Brabender told HuffPost Tuesday night that Romney, the former Massachusetts governor, has worked intentionally to keep all three of his rivals in the primary, to play them off of one another.

"We have not been shy about saying that if we can get a one-on-one shot with Romney, everything changes overnight. And that's their worst fear," Brabender said. "If you watch their strategy, they're very good at trying to keep everybody in the race."

Later in the night, Brabender called on the GOP's conservative base to "rally" around Santorum.

Ohio Attorney General Mike DeWine, a Santorum supporter, said that "it's pretty clear it's a two-man race."

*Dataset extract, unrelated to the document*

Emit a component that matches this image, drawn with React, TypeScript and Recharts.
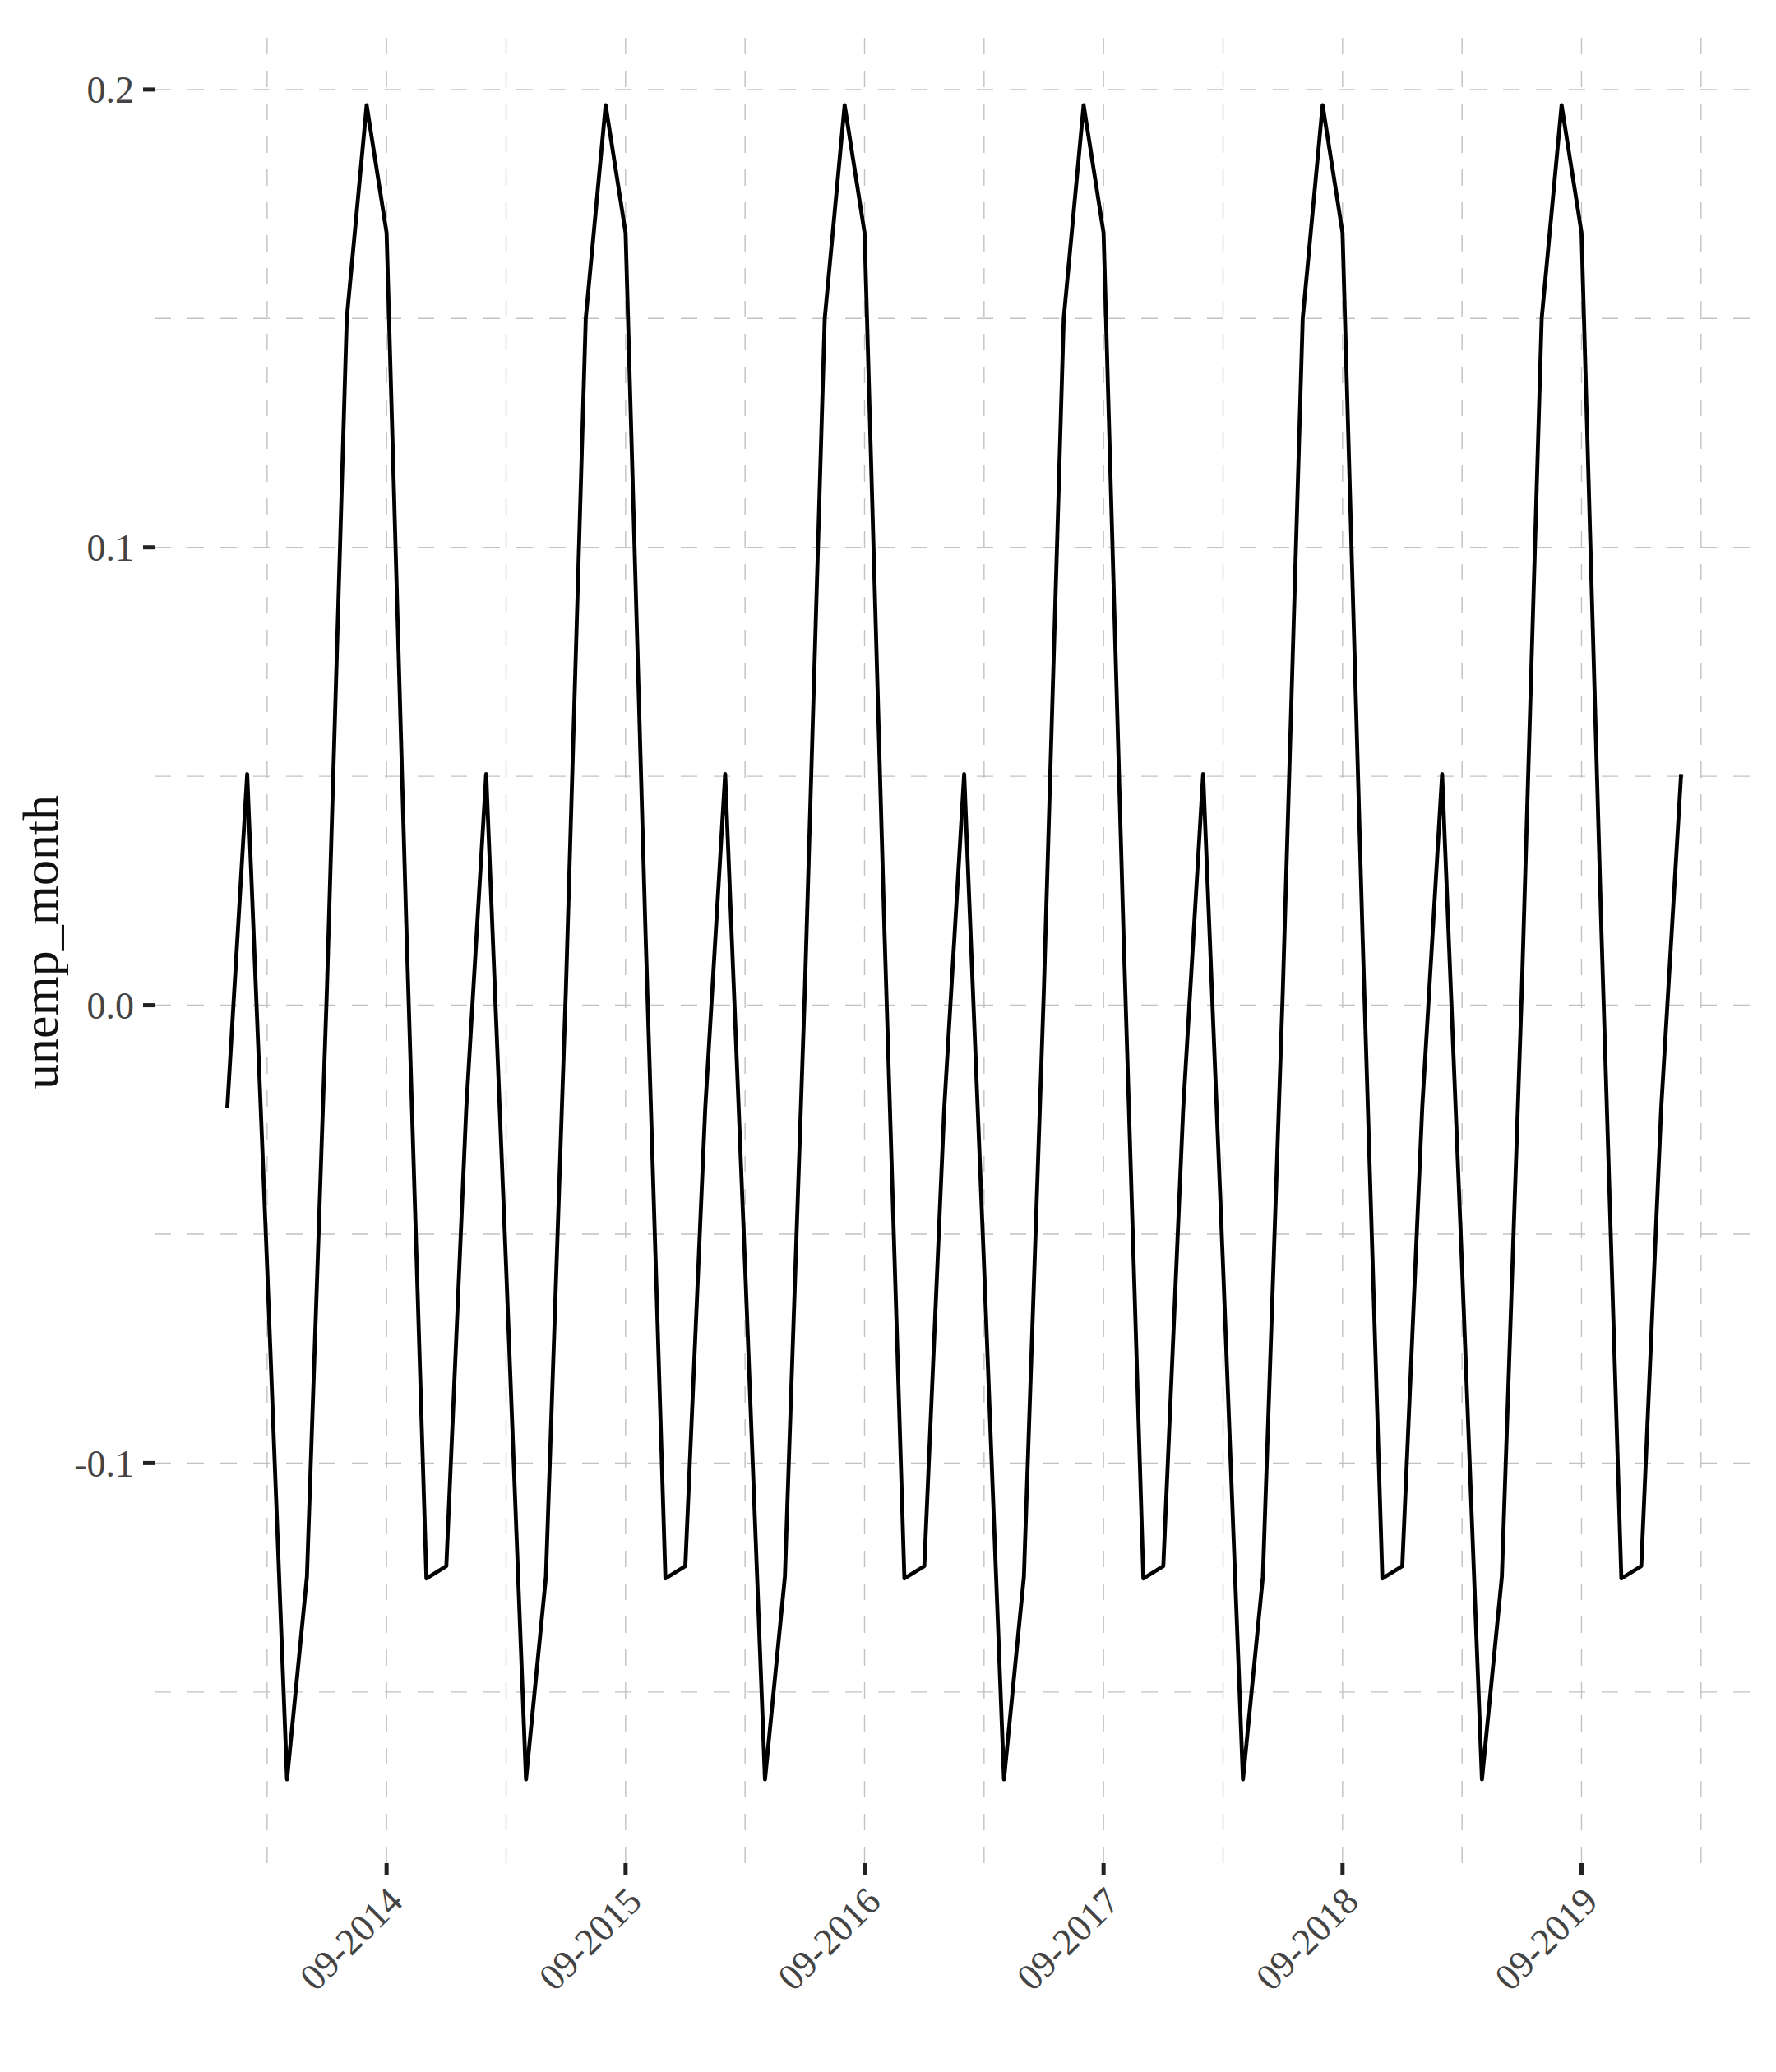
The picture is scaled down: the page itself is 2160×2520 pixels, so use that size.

"It's interesting to have Newt in," DeWine said. "Anybody who's voting for Newt now has got to look at that and say, 'Which of these two do I really want?' And I think most of Newt's votes would go to Santorum."

If Santorum had received Gingrich's 14.6 percent in Ohio, that would have put Santorum at 51.6 percent to Romney's 38 percent. In Tennessee and Oklahoma, where Santorum won, his margin of victory would have been much higher if Gingrich were not in the race and Gingrich voters went en masse to Santorum.

Tennessee would have been a landslide. Santorum beat Romney 37.3 percent to 28 percent, but with Gingrich's 24 percent Santorum would have had a majority at 61.3 percent.

In Oklahoma, Santorum's 33.8 percent winning plurality -- beating out Romney's 28 percent -- would have been the exact same number as in Tennessee if he had Gingrich's vote: 61.3 percent.

Gingrich, however, showed no signs Tuesday night of dropping out. So while Romney has been unable to get close to 50 percent support in most primaries, as long as Santorum and Gingrich continue to cancel each other out, he is positioned to grind out a victory and clinch the nomination at some point this spring or summer.

This story has been updated to reflect calls from the Red White and Blue Fund for Newt Gingrich to drop out of the race.